Suburban America doesn't exactly scream goth subculture to most people. But the closer you look into suburbia, in empty lots and gas stations, there is the birth of the modern Gibson girl. The mother of that girl is Ethel Cain. Ethel Cain, whose album Preachers Daughter recently appeared on former president Obama’s list of top music of 2022, has a sound and fandom that can only be described as eerie, in the best way.

Graphic by Grace Livecchi

Beginning in 2019 with her debut album, Carpet Bed, Cain has cultivated her sound and associated imagery around the distorted puritanical. She utilizes Christian imagery mixed with muted goth elements, apparent in the phrase, “God loves you, but not enough to save you,” which runs atop her merch website. Since the release of her most popular singleAmerican Teenager”, her fan base, which adorningly calls her Mother Cain, has grown to a  powerful mass. They draw on influences like American Gothic, which in literature and art deals with themes of puritanism and depictions of western life in modernity. Her fans curate a way of life along with a style. Daughters of Cain listen to Ptolomea when they’re sad, wear camo print and lacy prairie dresses, go to Panera ( this is an inside joke within the fandom which originated via Cain’s TikTok), and give Cain their baby teeth after concerts.  

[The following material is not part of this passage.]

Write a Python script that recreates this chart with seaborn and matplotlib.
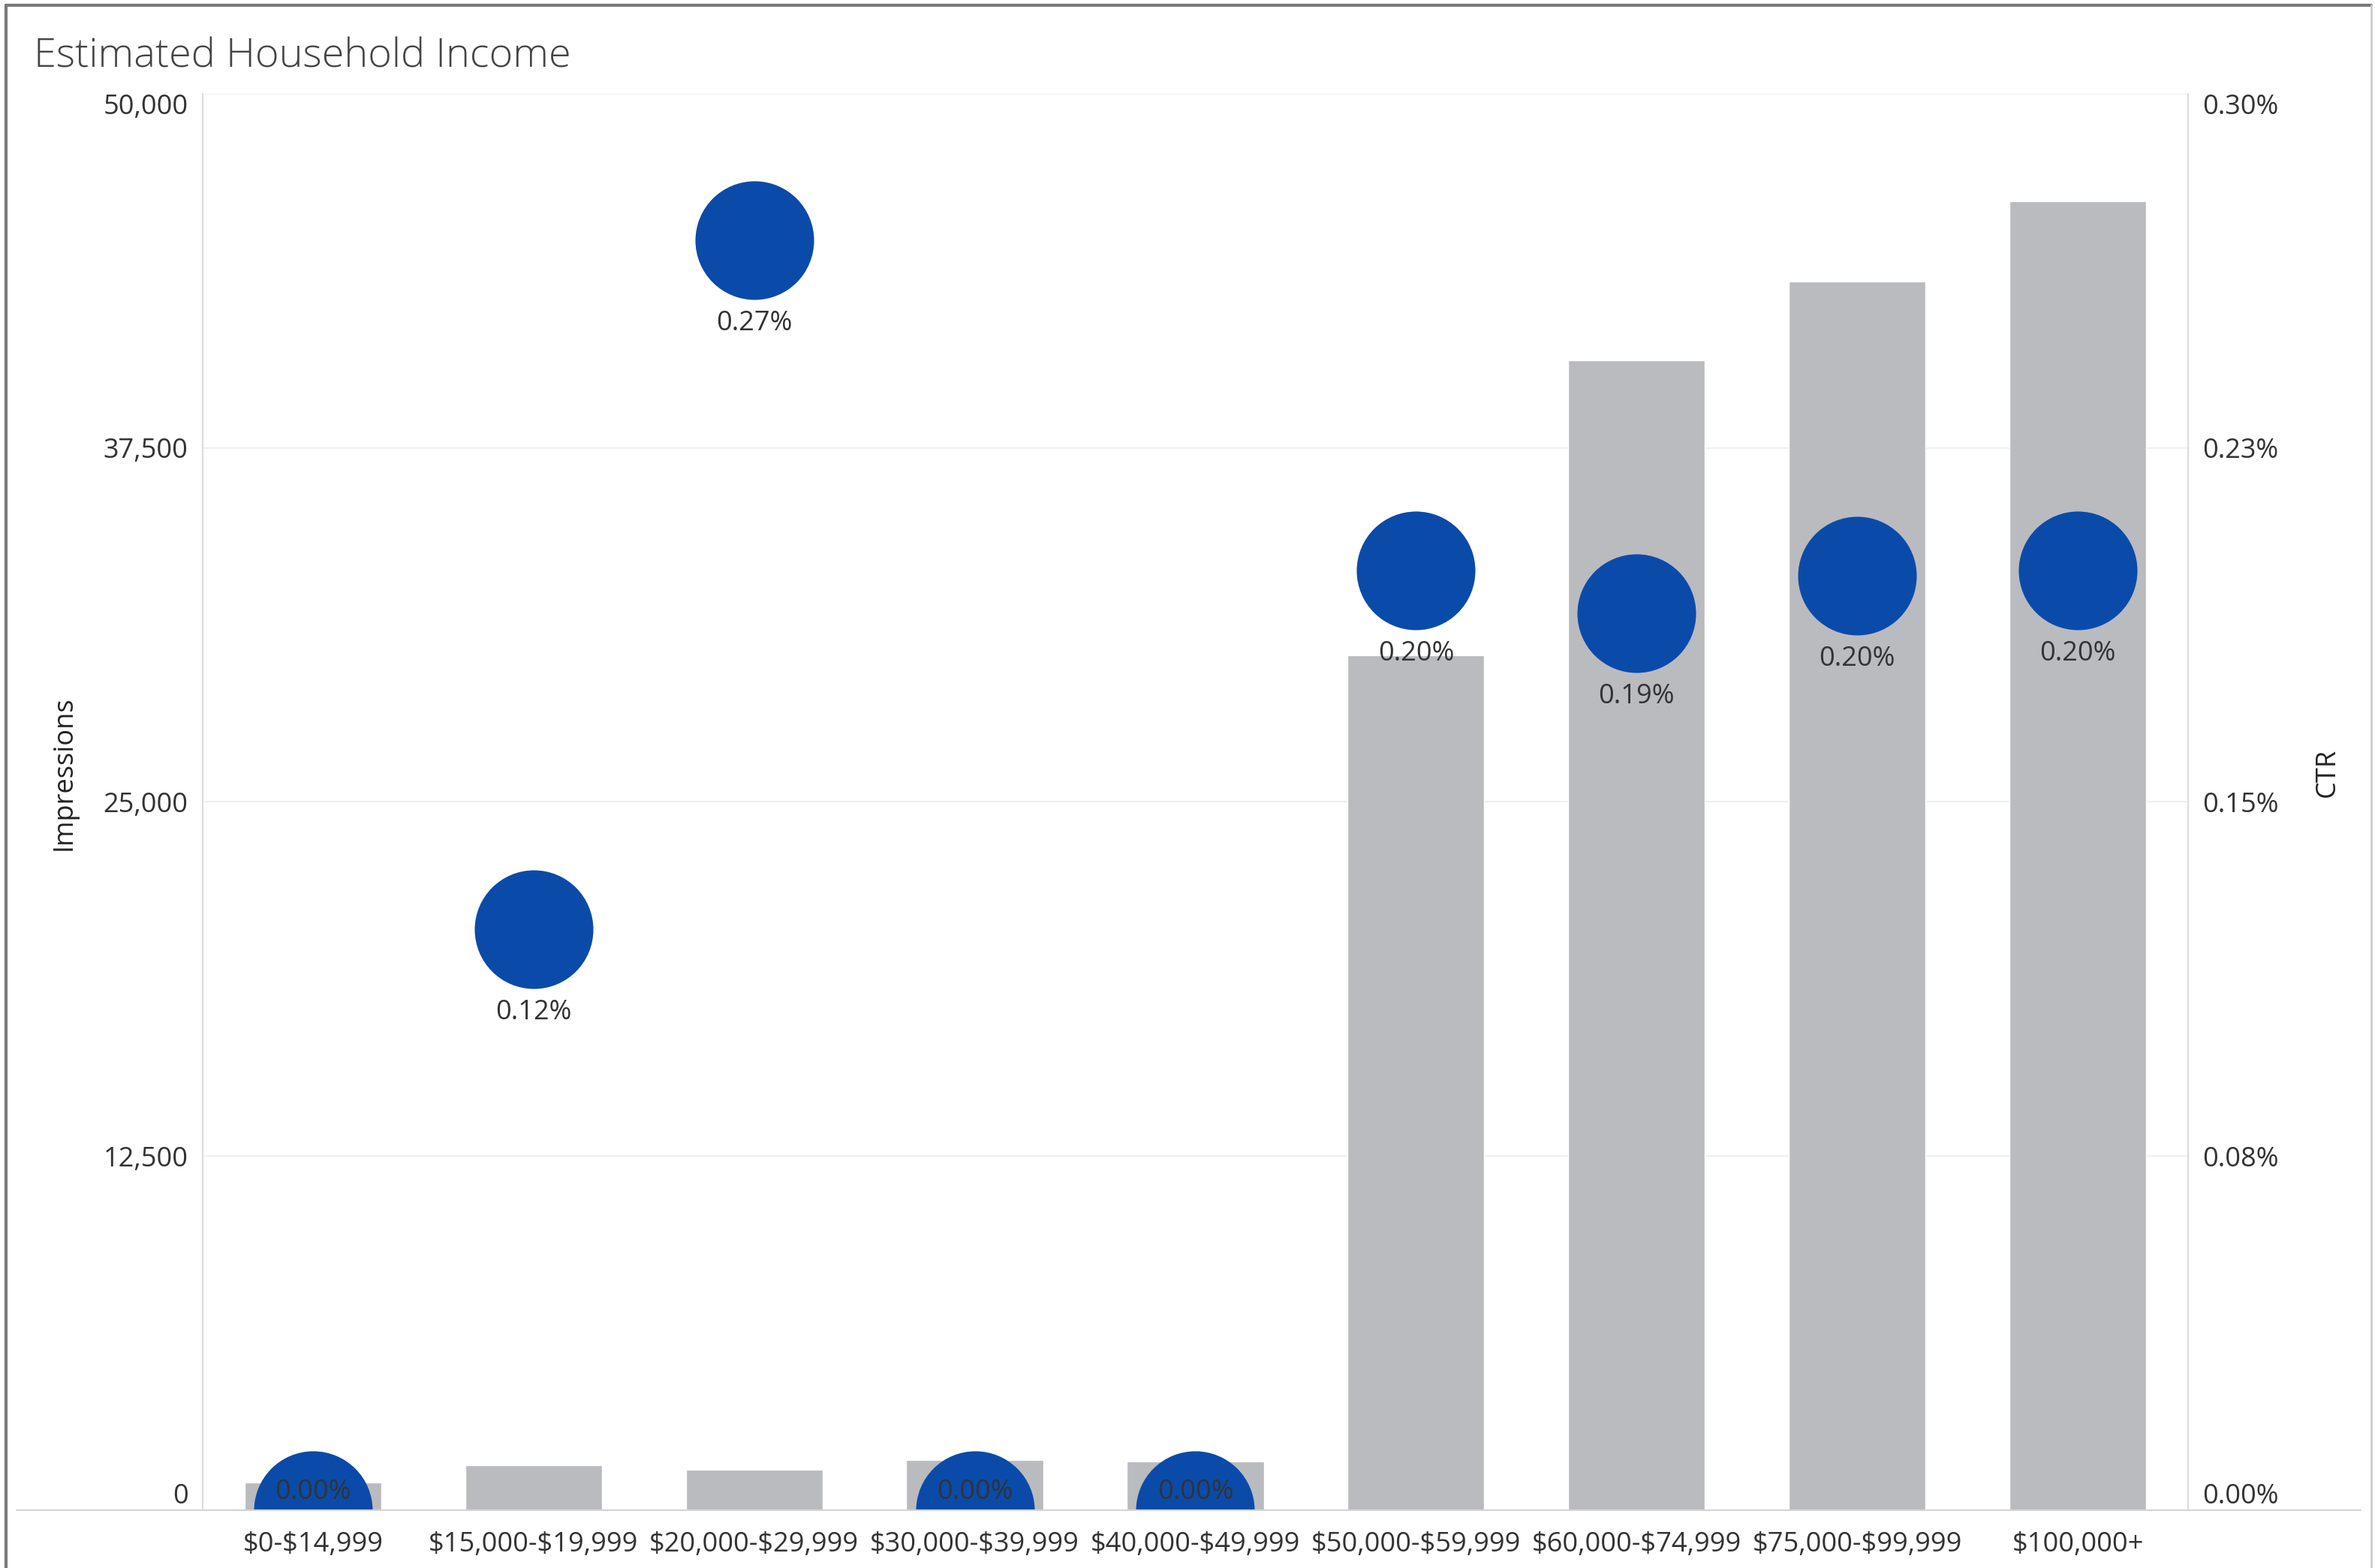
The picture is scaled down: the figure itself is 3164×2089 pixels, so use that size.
import numpy as np
import pandas as pd
import matplotlib
matplotlib.use("Agg")
import matplotlib.pyplot as plt
from matplotlib.lines import Line2D
import seaborn as sns

# data
income_bands = ["$0-$14,999", "$15,000-$19,999", "$20,000-$29,999", "$30,000-$39,999",
                "$40,000-$49,999", "$50,000-$59,999", "$60,000-$74,999",
                "$75,000-$99,999", "$100,000+"]
impressions = [980, 1590, 1430, 1780, 1725, 30190, 40580, 43370, 46210]
ctr = [0.0, 0.00123, 0.00269, 0.0, 0.0, 0.00199, 0.00190, 0.00198, 0.00199]
ctr_labels = ["0.00%", "0.12%", "0.27%", "0.00%", "0.00%", "0.20%", "0.19%", "0.20%", "0.20%"]

imp_ticks = [0, 12500, 25000, 37500, 50000]
imp_tick_labels = ["0", "12,500", "25,000", "37,500", "50,000"]
ctr_ticks = [0, 0.00075, 0.0015, 0.00225, 0.003]
ctr_tick_labels = ["0.00%", "0.08%", "0.15%", "0.23%", "0.30%"]

df = pd.DataFrame({"band": income_bands, "impressions": impressions, "ctr": ctr})

sns.set_theme(style="white")
plt.rcParams["font.family"] = ["Open Sans", "DejaVu Sans"]
plt.rcParams["text.parse_math"] = False  # dollar signs are plain text here

bar_color = "#babbbe"
dot_color = "#0a4baa"
text_color = "#333333"
fs = 26

fig = plt.figure(figsize=(31.64, 20.89), dpi=100)
ax = fig.add_axes([0.0853, 0.0369, 0.9213 - 0.0853, 0.9402 - 0.0369])

sns.barplot(data=df, x="band", y="impressions", color=bar_color, width=0.62,
            saturation=1, ax=ax, zorder=2)
ax.set_xlim(-0.5, 8.5)
ax.set_ylim(0, 50000)
ax.set_yticks(imp_ticks)
ax.set_yticklabels(imp_tick_labels)
ax.yaxis.grid(True, color="#f0f0f0", linewidth=1.5, zorder=0)
ax.set_axisbelow(True)
ax.set_xlabel("")
ax.set_ylabel("")
ax.tick_params(axis="both", length=0, labelsize=fs, colors=text_color)
ax.tick_params(axis="y", pad=14)
ax.tick_params(axis="x", pad=20)
for side in ["top", "bottom"]:
    ax.spines[side].set_visible(False)
for side in ["left", "right"]:
    ax.spines[side].set_color("#dcdcdc")
    ax.spines[side].set_linewidth(1.5)

ax2 = ax.twinx()
sns.scatterplot(data=df, x="band", y="ctr", s=12950, color=dot_color,
                linewidth=0, ax=ax2, zorder=3)
ax2.set_ylim(0, 0.003)
ax2.set_yticks(ctr_ticks)
ax2.set_yticklabels(ctr_tick_labels)
ax2.set_ylabel("")
ax2.set_xlabel("")
ax2.tick_params(axis="y", length=0, labelsize=fs, colors=text_color, pad=14)
for side in ["top", "bottom", "left"]:
    ax2.spines[side].set_visible(False)
ax2.spines["right"].set_color("#dcdcdc")
ax2.spines["right"].set_linewidth(1.5)

# labels under the dots (inside when the dot sits on the baseline)
for i, (v, lab) in enumerate(zip(ctr, ctr_labels)):
    off = 17 if v == 0 else -80
    ax2.annotate(lab, (i, v), xytext=(0, off), textcoords="offset points",
                 ha="center", va="center", fontsize=fs, color=text_color, zorder=4)

# end labels are pushed inside, like Tableau does
for axis in (ax, ax2):
    labs = axis.get_yticklabels()
    labs[0].set_va("bottom")
    labs[-1].set_va("top")

fig.text(0.0142, 0.9635, "Estimated Household Income", fontsize=39,
         color="#444444", ha="left", va="center", fontweight="light")
fig.text(0.0269, 0.507, "Impressions", rotation=90, fontsize=fs,
         color="#222222", ha="center", va="center")
fig.text(0.980, 0.507, "CTR", rotation=90, fontsize=fs,
         color="#222222", ha="center", va="center")

# baseline across the whole pane and the outer frame
fig.add_artist(Line2D([0.007, 0.994], [0.0369, 0.0369], color="#d4d4d4", linewidth=1.5))
frame = dict(color="#7a7a7a", linewidth=3)
fig.add_artist(Line2D([0.0025, 0.0025], [0, 0.9967], **frame))
fig.add_artist(Line2D([0.0025, 0.9985], [0.9967, 0.9967], **frame))
fig.add_artist(Line2D([0.9985, 0.9985], [0, 0.9967], color="#cccccc", linewidth=2))

fig.savefig("out.png", dpi=100, facecolor="white")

Cain’s lyricism is the main draw for her fans. She both critiques American imperialism and violence whilst celebrating the youth culture which exists in the suburbs. Her opening lines of American Teenager state, “Grew up under yellow light on the street, Putting too much faith in the make-believe...Another red heart taken by the American dream”. This line is a great microcosm of Cain’s work, coming from the concept album telling the story of the character of “Ethel Cain” who moves through America meeting different men, and losing her faith in humanity. By the last three songs of the album, she is cannibalized by her last lover. The lyrics of her songs, many of which exhibit emo and goth influences, explore the complexities of American Christianity. Raised Southern Baptist in Tallahassee, Florida, Cain’s authenticity is what drives her fans to such lengths. 

Something special about the Daughters of Cain is their anti-patriarchal dogma. The group is inherently matriarchal, because of Mother Cain. Cain has flipped the Christian script, creating a matrical society in which there are Daughters of Cain rather than Sons of God. Her fandom, therefore, is a mix of progressive men, women, and non-binary people, who have reclaimed aspects of traditional femininity and problematize the violence that comes with being a woman in America. Her music often pops up in discussions of female rage. This focus, therefore, attracts an open community of artistic types interested in further cultivating a gory transformation of the feminine by the feminine. A girl cult.